- _To be done_
Pictures are not part of the copy. Retype the lines from the first one through the line that contains "tick_labels = ['0,2', '0,4', '0,6', '0,8']".

- _Data provided_
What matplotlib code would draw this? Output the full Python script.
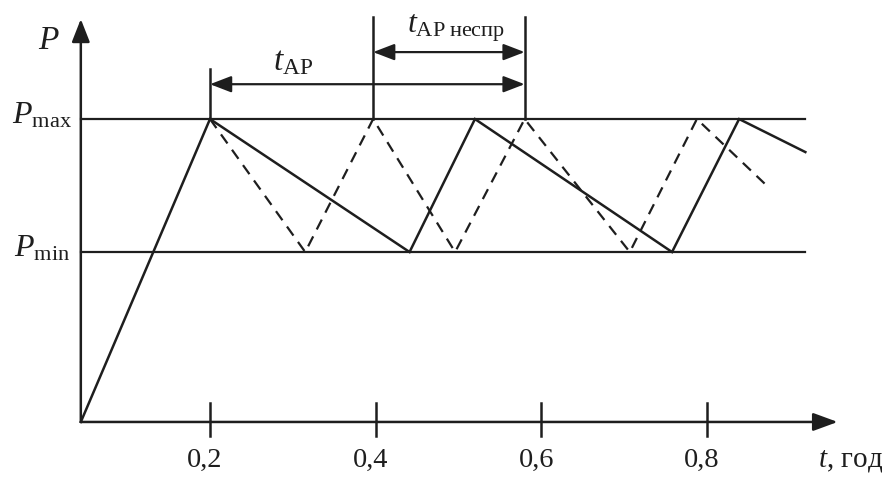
import matplotlib
matplotlib.use('Agg')
import matplotlib.pyplot as plt

plt.rcParams['font.family'] = ['Liberation Serif', 'DejaVu Serif']
plt.rcParams['mathtext.fontset'] = 'custom'
plt.rcParams['mathtext.rm'] = 'Liberation Serif'
plt.rcParams['mathtext.it'] = 'Liberation Serif:italic'

# levels (P_max = 1)
p_max = 1.0
p_min = 0.561

# solid: working cycle
solid_t = [0.044, 0.200, 0.441, 0.520, 0.758, 0.839, 0.919]
solid_p = [0.0, p_max, p_min, p_max, p_min, p_max, 0.891]

# dashed: faulty cycle
dashed_t = [0.200, 0.315, 0.397, 0.496, 0.580, 0.707, 0.788, 0.874]
dashed_p = [p_max, p_min, p_max, p_min, p_max, p_min, p_max, 0.776]

ticks = [0.2, 0.4, 0.6, 0.8]
tick_labels = ['0,2', '0,4', '0,6', '0,8']

# interval markers
t_ap = (0.200, 0.580)
t_ap_nespr = (0.397, 0.580)

ink = '#1e1e1e'
t0 = 0.044
t_end = 0.958
p_top = 1.33
lev_end = 0.919

fig = plt.figure(figsize=(8.87, 4.78), dpi=100)
ax = fig.add_axes([0, 0, 1, 1])
ax.set_xlim(-0.0536, 1.0176)
ax.set_ylim(-0.185, 1.393)
ax.axis('off')

# axes with arrows
ax.annotate('', xy=(t_end, 0), xytext=(t0, 0),
            arrowprops=dict(arrowstyle='-|>,head_length=1.5,head_width=0.55',
                            color=ink, lw=1.8, shrinkA=0, shrinkB=0))
ax.annotate('', xy=(t0, p_top), xytext=(t0, 0),
            arrowprops=dict(arrowstyle='-|>,head_length=1.4,head_width=0.55',
                            color=ink, lw=1.8, shrinkA=0, shrinkB=0))

# levels
ax.plot([t0, lev_end], [p_max, p_max], color=ink, lw=1.6)
ax.plot([t0, lev_end], [p_min, p_min], color=ink, lw=1.6)

# curves
ax.plot(solid_t, solid_p, color=ink, lw=1.8, solid_joinstyle='miter')
ax.plot(dashed_t, dashed_p, color=ink, lw=1.6, dashes=(5, 3.5))

# x ticks
for t, lab in zip(ticks, tick_labels):
    ax.plot([t, t], [0.063, -0.045], color=ink, lw=1.8)
    ax.text(t - 0.006, -0.127, lab, ha='center', va='center', fontsize=20.5, color=ink)

ax.text(1.0128, -0.13, r'$t$, год', ha='right', va='center', fontsize=21, color=ink)

# axis labels
ax.text(0.005, 1.26, r'$P$', ha='center', va='center', fontsize=24, color=ink)
ax.text(-0.003, 1.012, r'$P_{\mathrm{max}}$', ha='center', va='center', fontsize=23, color=ink)
ax.text(-0.003, 0.573, r'$P_{\mathrm{min}}$', ha='center', va='center', fontsize=23, color=ink)

# interval markers and arrows
ax.plot([t_ap[0], t_ap[0]], [p_max, 1.166], color=ink, lw=1.8)
ax.plot([t_ap_nespr[0], t_ap_nespr[0]], [p_max, 1.337], color=ink, lw=1.8)
ax.plot([t_ap[1], t_ap[1]], [p_max, 1.337], color=ink, lw=1.8)

ax.annotate('', xy=(t_ap[1], 1.115), xytext=(t_ap[0], 1.115),
            arrowprops=dict(arrowstyle='<|-|>,head_length=1.3,head_width=0.5',
                            color=ink, lw=1.6, shrinkA=0, shrinkB=0))
ax.annotate('', xy=(t_ap_nespr[1], 1.221), xytext=(t_ap_nespr[0], 1.221),
            arrowprops=dict(arrowstyle='<|-|>,head_length=1.3,head_width=0.5',
                            color=ink, lw=1.6, shrinkA=0, shrinkB=0))

ax.text(0.300, 1.19, r'$t_{\mathrm{AP}}$', ha='center', va='center', fontsize=24, color=ink)
ax.text(0.4375, 1.30, r'$t_{\mathrm{AP\;неспр}}$', ha='left', va='center', fontsize=23, color=ink)

fig.savefig('out.png', dpi=100, facecolor='white')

- _Full answer_
What matplotlib code would draw this? Output the full Python script.
import matplotlib
matplotlib.use('Agg')
import matplotlib.pyplot as plt

plt.rcParams['font.family'] = ['Liberation Serif', 'DejaVu Serif']
plt.rcParams['mathtext.fontset'] = 'custom'
plt.rcParams['mathtext.rm'] = 'Liberation Serif'
plt.rcParams['mathtext.it'] = 'Liberation Serif:italic'

# levels (P_max = 1)
p_max = 1.0
p_min = 0.561

# solid: working cycle
solid_t = [0.044, 0.200, 0.441, 0.520, 0.758, 0.839, 0.919]
solid_p = [0.0, p_max, p_min, p_max, p_min, p_max, 0.891]

# dashed: faulty cycle
dashed_t = [0.200, 0.315, 0.397, 0.496, 0.580, 0.707, 0.788, 0.874]
dashed_p = [p_max, p_min, p_max, p_min, p_max, p_min, p_max, 0.776]

ticks = [0.2, 0.4, 0.6, 0.8]
tick_labels = ['0,2', '0,4', '0,6', '0,8']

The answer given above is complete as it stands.